Mantuvo resonados y hasta violentos lazos sentimentales con amigos y mujeres, tres complejos matrimonios, una resistencia principista a tener hijos, y una vida teatral, en la que representó el personaje de un “genio, canalla y lunático”, como lo definió un funcionario inglés.

El balance de su obra es fascinante. Fue un cronista excepcional de su tiempo que no dejó ismo de entonces sin abordar, un hombre de status colosal en los ’50, un adalid de la democracia contra la amenaza soviética durante la Guerra Fría, demostrando un enorme coraje para denunciar a aquella URSS mimada por la intelectualidad mundial, a lo que dedicó varias novelas y ensayos que junto al 1984 de Orwell constituyeron las obras cumbres contra los horrores soviéticos, una hazaña política que en los ’60 y ’70 desvió hacia la popularización mundial de la ciencia, al mismo tiempo que se convirtió en un explorador de drogas psicodélicas y paraciencias. En la escala de la gran historia, anticipó y fue un precursor de la globalización, de la interpenetración entre Occidente y Oriente, del agotamiento de la modernidad y de una suerte de “odisea postmoderna”.

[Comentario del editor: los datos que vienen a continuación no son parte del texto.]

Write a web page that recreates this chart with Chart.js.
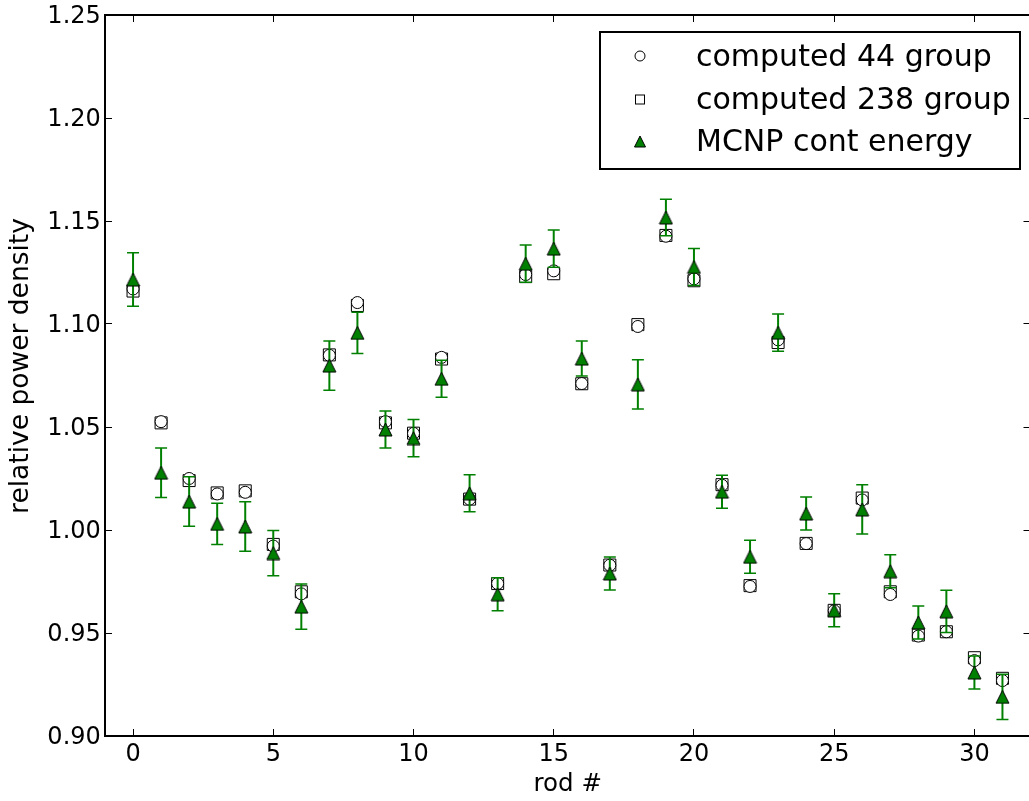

Acaso su naturaleza húngara, periférica y excéntrica, haya sido la causa de la originalidad de su obra. Probablemente, su extrema curiosidad, perspicacia y sensibilidad lo hayan elevado a la peligrosa altura de observación del mundo que alcanzó, convirtiéndolo en un pararrayos de los males de su tiempo. Seguramente, los prejuicios, miserias, hipocresías, desafíos y ansiedades provocadas por la Guerra Fría y la inminencia del holocausto nuclear hayan extremado sus fuerzas de vivir, como una víctima propiciatoria, como un Cristo en la cruz expiando los pecados del hombre moderno.

Con el correr del tiempo, la figura de Koestler, desde aquel intrépido e ingenioso joven nómade icónicamente húngaro, se agigantará como un testigo enigmático pero ineludible para todo aquel que aspire a comprender el agitado decurso del siglo XX.